Localization of a Gaussian laser beam in thermal quantum plasma with density ramp

This work investigates the localization of a Gaussian laser beam in thermal quantum plasma with a density ramp. Assuming the Wentzel-Kramers-Brillouin, and paraxial approximations, the mathematical formulations for the laser beam width parameter in the thermal quantum plasma are achieved and solved numerically by the fourth-order Runge-Kutta method. Results show that the laser beam radius is an essential factor in determining the behavior of the laser beam in plasma. Also, considering plasma with a density ramp, a laser beam with oscillatory divergence could be localized in a steady self-focusing region. Then a parameter as critical normalized beam radius is defined so that if the laser radius is higher than this value, the beam experiences stable convergence in the plasma. Furthermore, the effect of laser intensity on critical normalized beam radius for different Fermi temperatures is studied. It is seen that after a value of intensity, the critical normalized beam radius becomes almost independent of laser intensity. In addition, the variation of laser intensity with propagation and radial distances for diverse values of the initial beam radius is investigated.

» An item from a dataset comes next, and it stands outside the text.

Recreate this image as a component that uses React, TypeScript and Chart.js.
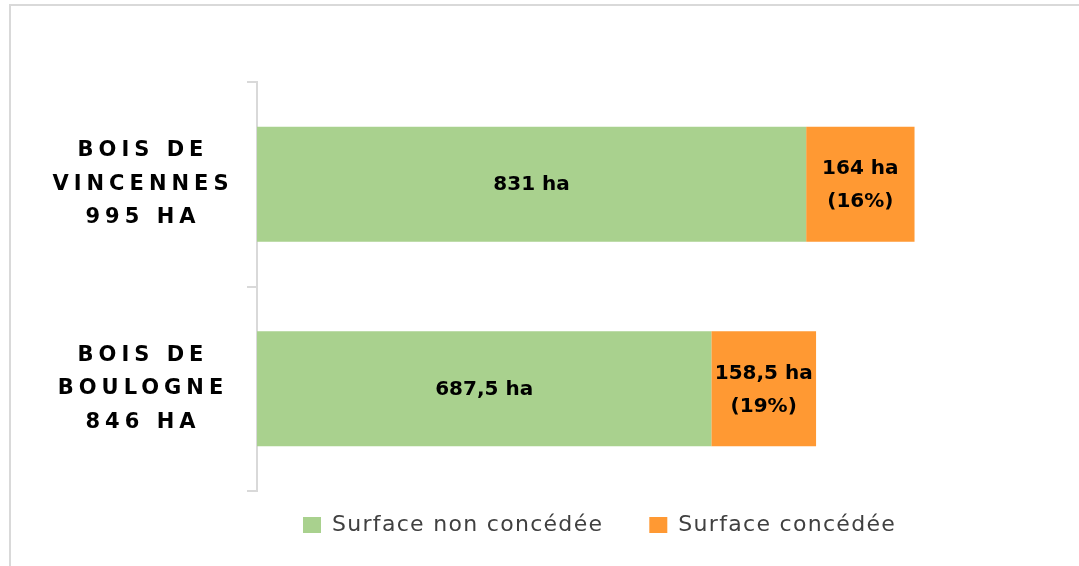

It is found that when the laser beam oscillates in a steady self-focusing region, the number of intensity fluctuations, as well as the maximum laser intensity in the focal points, are significantly different compared to the other two areas. Increasing the laser intensity in focal regions enhances the laser absorption and conversion efficiency, thereby improving the laser-plasma interaction. These results could help improve laser-plasma interaction where the quantum effects are dominant.